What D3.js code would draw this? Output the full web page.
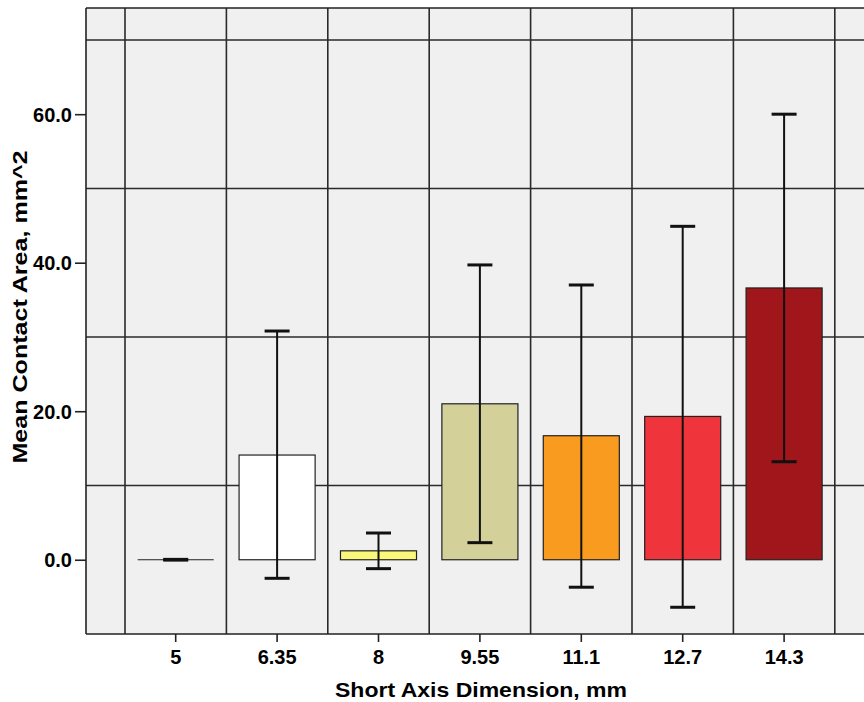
<!DOCTYPE html>
<html>
<head>
<meta charset="utf-8">
<script src="https://cdn.jsdelivr.net/npm/d3@7"></script>
<style>
  body { margin: 0; background: #fff; }
  svg { display: block; }
  .tick-label { font-family: "Liberation Sans Narrow", "Liberation Sans", Arial, sans-serif; font-weight: bold; font-size: 20px; fill: #000; }
  .axis-title { font-family: "Liberation Sans", Arial, sans-serif; font-weight: bold; font-size: 21px; fill: #000; }
</style>
</head>
<body>
<div id="chart"></div>
<script>
// data
const categories = ['5', '6.35', '8', '9.55', '11.1', '12.7', '14.3'];
const means      = [0, 14.1, 1.2, 21.0, 16.7, 19.3, 36.6];
const errHigh    = [0.05, 30.8, 3.6, 39.7, 37.0, 44.9, 60.0];
const errLow     = [-0.05, -2.5, -1.2, 2.3, -3.7, -6.4, 13.2];
const barColors  = ['#ffffff', '#fbf77a', '#d4d09a', '#f89b1f', '#ef343b', '#a1161b'];
const yTicks     = [0, 20, 40, 60];
const yGrid      = [10, 30, 50, 70];

const width = 864, height = 702;
const margin = { left: 86, top: 8, right: 0, bottom: 68 };

const svg = d3.select('#chart').append('svg')
  .attr('width', width)
  .attr('height', height);

// plot area runs a bit past the right edge (cropped like the original)
const plotRight = 900;
const x = d3.scaleBand()
  .domain(categories)
  .range([125, 125 + 101.4 * categories.length])
  .paddingInner(0)
  .paddingOuter(0);

const y = d3.scaleLinear()
  .domain([-10, 74.3])
  .range([height - margin.bottom, margin.top]);

// background
svg.append('rect')
  .attr('x', margin.left)
  .attr('y', margin.top)
  .attr('width', plotRight - margin.left)
  .attr('height', y(-10) - margin.top)
  .attr('fill', '#f0f0f0');

// grid lines
const grid = svg.append('g').attr('stroke', '#2a2a2a').attr('stroke-width', 1.6);
grid.selectAll('.hgrid')
  .data(yGrid)
  .enter()
  .append('line')
  .attr('class', 'hgrid')
  .attr('x1', margin.left).attr('x2', plotRight)
  .attr('y1', d => y(d)).attr('y2', d => y(d));

const vgrid = categories.map(c => x(c)).concat([x.range()[1]]);
grid.selectAll('.vgrid')
  .data(vgrid)
  .enter()
  .append('line')
  .attr('class', 'vgrid')
  .attr('x1', d => d).attr('x2', d => d)
  .attr('y1', margin.top).attr('y2', y(-10));

// bars
const barW = x.bandwidth() * 0.75;
const data = categories.map((c, i) => ({ c, m: means[i], hi: errHigh[i], lo: errLow[i], i }));

svg.append('g').selectAll('.bar')
  .data(data.slice(1))
  .enter()
  .append('rect')
  .attr('class', 'bar')
  .attr('x', d => x(d.c) + (x.bandwidth() - barW) / 2)
  .attr('y', d => y(d.m))
  .attr('width', barW)
  .attr('height', d => y(0) - y(d.m))
  .attr('fill', (d, i) => barColors[i])
  .attr('stroke', '#222')
  .attr('stroke-width', 1.2);

// zero-height bar for category 5
svg.append('line')
  .attr('x1', x('5') + (x.bandwidth() - barW) / 2)
  .attr('x2', x('5') + (x.bandwidth() + barW) / 2)
  .attr('y1', y(0)).attr('y2', y(0))
  .attr('stroke', '#222')
  .attr('stroke-width', 1.2);

// error bars
const capW = 25;
const err = svg.append('g').attr('stroke', '#111').attr('stroke-width', 2);
data.forEach(d => {
  const cx = x(d.c) + x.bandwidth() / 2;
  err.append('line')
    .attr('x1', cx).attr('x2', cx)
    .attr('y1', y(d.hi)).attr('y2', y(d.lo));
  err.append('line')
    .attr('x1', cx - capW / 2).attr('x2', cx + capW / 2)
    .attr('y1', y(d.hi)).attr('y2', y(d.hi))
    .attr('stroke-width', 3);
  err.append('line')
    .attr('x1', cx - capW / 2).attr('x2', cx + capW / 2)
    .attr('y1', y(d.lo)).attr('y2', y(d.lo))
    .attr('stroke-width', 3);
});

// frame: left and bottom and top
const frame = svg.append('g').attr('stroke', '#222').attr('stroke-width', 1.6);
frame.append('line').attr('x1', margin.left).attr('x2', margin.left).attr('y1', margin.top).attr('y2', y(-10));
frame.append('line').attr('x1', margin.left).attr('x2', plotRight).attr('y1', y(-10)).attr('y2', y(-10));
frame.append('line').attr('x1', margin.left).attr('x2', plotRight).attr('y1', margin.top).attr('y2', margin.top);

// y axis
const yAxis = d3.axisLeft(y)
  .tickValues(yTicks)
  .tickSize(11)
  .tickPadding(3)
  .tickFormat(d3.format('.1f'));
const gy = svg.append('g')
  .attr('transform', `translate(${margin.left},0)`)
  .call(yAxis);
gy.select('.domain').remove();
gy.selectAll('.tick line').attr('stroke', '#222').attr('stroke-width', 1.6);
gy.selectAll('.tick text').attr('class', 'tick-label').attr('dy', '0.36em');

// x axis
const xAxis = d3.axisBottom(x)
  .tickSize(8)
  .tickPadding(8);
const gx = svg.append('g')
  .attr('transform', `translate(0,${y(-10)})`)
  .call(xAxis);
gx.select('.domain').remove();
gx.selectAll('.tick line').attr('stroke', '#222').attr('stroke-width', 1.6);
gx.selectAll('.tick text').attr('class', 'tick-label');
gx.attr('font-size', null).attr('font-family', null);
gy.attr('font-size', null).attr('font-family', null);

// axis titles
svg.append('text')
  .attr('class', 'axis-title')
  .attr('x', 481)
  .attr('y', 697)
  .attr('text-anchor', 'middle')
  .attr('textLength', 292)
  .attr('lengthAdjust', 'spacingAndGlyphs')
  .text('Short Axis Dimension, mm');

svg.append('text')
  .attr('class', 'axis-title')
  .attr('transform', 'translate(27,307) rotate(-90)')
  .attr('text-anchor', 'middle')
  .attr('textLength', 313)
  .attr('lengthAdjust', 'spacingAndGlyphs')
  .text('Mean Contact Area, mm^2');
</script>
</body>
</html>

Brief → The pictures should not be reproduced; quote all of the other material exactly.

Written answer →
What D3.js code would draw this? Output the full web page.
<!DOCTYPE html>
<html>
<head>
<meta charset="utf-8">
<script src="https://cdn.jsdelivr.net/npm/d3@7"></script>
<style>
  body { margin: 0; background: #fff; }
  svg { display: block; }
  .tick-label { font-family: "Liberation Sans Narrow", "Liberation Sans", Arial, sans-serif; font-weight: bold; font-size: 20px; fill: #000; }
  .axis-title { font-family: "Liberation Sans", Arial, sans-serif; font-weight: bold; font-size: 21px; fill: #000; }
</style>
</head>
<body>
<div id="chart"></div>
<script>
// data
const categories = ['5', '6.35', '8', '9.55', '11.1', '12.7', '14.3'];
const means      = [0, 14.1, 1.2, 21.0, 16.7, 19.3, 36.6];
const errHigh    = [0.05, 30.8, 3.6, 39.7, 37.0, 44.9, 60.0];
const errLow     = [-0.05, -2.5, -1.2, 2.3, -3.7, -6.4, 13.2];
const barColors  = ['#ffffff', '#fbf77a', '#d4d09a', '#f89b1f', '#ef343b', '#a1161b'];
const yTicks     = [0, 20, 40, 60];
const yGrid      = [10, 30, 50, 70];

const width = 864, height = 702;
const margin = { left: 86, top: 8, right: 0, bottom: 68 };

const svg = d3.select('#chart').append('svg')
  .attr('width', width)
  .attr('height', height);

// plot area runs a bit past the right edge (cropped like the original)
const plotRight = 900;
const x = d3.scaleBand()
  .domain(categories)
  .range([125, 125 + 101.4 * categories.length])
  .paddingInner(0)
  .paddingOuter(0);

const y = d3.scaleLinear()
  .domain([-10, 74.3])
  .range([height - margin.bottom, margin.top]);

// background
svg.append('rect')
  .attr('x', margin.left)
  .attr('y', margin.top)
  .attr('width', plotRight - margin.left)
  .attr('height', y(-10) - margin.top)
  .attr('fill', '#f0f0f0');

// grid lines
const grid = svg.append('g').attr('stroke', '#2a2a2a').attr('stroke-width', 1.6);
grid.selectAll('.hgrid')
  .data(yGrid)
  .enter()
  .append('line')
  .attr('class', 'hgrid')
  .attr('x1', margin.left).attr('x2', plotRight)
  .attr('y1', d => y(d)).attr('y2', d => y(d));

const vgrid = categories.map(c => x(c)).concat([x.range()[1]]);
grid.selectAll('.vgrid')
  .data(vgrid)
  .enter()
  .append('line')
  .attr('class', 'vgrid')
  .attr('x1', d => d).attr('x2', d => d)
  .attr('y1', margin.top).attr('y2', y(-10));

// bars
const barW = x.bandwidth() * 0.75;
const data = categories.map((c, i) => ({ c, m: means[i], hi: errHigh[i], lo: errLow[i], i }));

svg.append('g').selectAll('.bar')
  .data(data.slice(1))
  .enter()
  .append('rect')
  .attr('class', 'bar')
  .attr('x', d => x(d.c) + (x.bandwidth() - barW) / 2)
  .attr('y', d => y(d.m))
  .attr('width', barW)
  .attr('height', d => y(0) - y(d.m))
  .attr('fill', (d, i) => barColors[i])
  .attr('stroke', '#222')
  .attr('stroke-width', 1.2);

// zero-height bar for category 5
svg.append('line')
  .attr('x1', x('5') + (x.bandwidth() - barW) / 2)
  .attr('x2', x('5') + (x.bandwidth() + barW) / 2)
  .attr('y1', y(0)).attr('y2', y(0))
  .attr('stroke', '#222')
  .attr('stroke-width', 1.2);

// error bars
const capW = 25;
const err = svg.append('g').attr('stroke', '#111').attr('stroke-width', 2);
data.forEach(d => {
  const cx = x(d.c) + x.bandwidth() / 2;
  err.append('line')
    .attr('x1', cx).attr('x2', cx)
    .attr('y1', y(d.hi)).attr('y2', y(d.lo));
  err.append('line')
    .attr('x1', cx - capW / 2).attr('x2', cx + capW / 2)
    .attr('y1', y(d.hi)).attr('y2', y(d.hi))
    .attr('stroke-width', 3);
  err.append('line')
    .attr('x1', cx - capW / 2).attr('x2', cx + capW / 2)
    .attr('y1', y(d.lo)).attr('y2', y(d.lo))
    .attr('stroke-width', 3);
});

// frame: left and bottom and top
const frame = svg.append('g').attr('stroke', '#222').attr('stroke-width', 1.6);
frame.append('line').attr('x1', margin.left).attr('x2', margin.left).attr('y1', margin.top).attr('y2', y(-10));
frame.append('line').attr('x1', margin.left).attr('x2', plotRight).attr('y1', y(-10)).attr('y2', y(-10));
frame.append('line').attr('x1', margin.left).attr('x2', plotRight).attr('y1', margin.top).attr('y2', margin.top);

// y axis
const yAxis = d3.axisLeft(y)
  .tickValues(yTicks)
  .tickSize(11)
  .tickPadding(3)
  .tickFormat(d3.format('.1f'));
const gy = svg.append('g')
  .attr('transform', `translate(${margin.left},0)`)
  .call(yAxis);
gy.select('.domain').remove();
gy.selectAll('.tick line').attr('stroke', '#222').attr('stroke-width', 1.6);
gy.selectAll('.tick text').attr('class', 'tick-label').attr('dy', '0.36em');

// x axis
const xAxis = d3.axisBottom(x)
  .tickSize(8)
  .tickPadding(8);
const gx = svg.append('g')
  .attr('transform', `translate(0,${y(-10)})`)
  .call(xAxis);
gx.select('.domain').remove();
gx.selectAll('.tick line').attr('stroke', '#222').attr('stroke-width', 1.6);
gx.selectAll('.tick text').attr('class', 'tick-label');
gx.attr('font-size', null).attr('font-family', null);
gy.attr('font-size', null).attr('font-family', null);

// axis titles
svg.append('text')
  .attr('class', 'axis-title')
  .attr('x', 481)
  .attr('y', 697)
  .attr('text-anchor', 'middle')
  .attr('textLength', 292)
  .attr('lengthAdjust', 'spacingAndGlyphs')
  .text('Short Axis Dimension, mm');

svg.append('text')
  .attr('class', 'axis-title')
  .attr('transform', 'translate(27,307) rotate(-90)')
  .attr('text-anchor', 'middle')
  .attr('textLength', 313)
  .attr('lengthAdjust', 'spacingAndGlyphs')
  .text('Mean Contact Area, mm^2');
</script>
</body>
</html>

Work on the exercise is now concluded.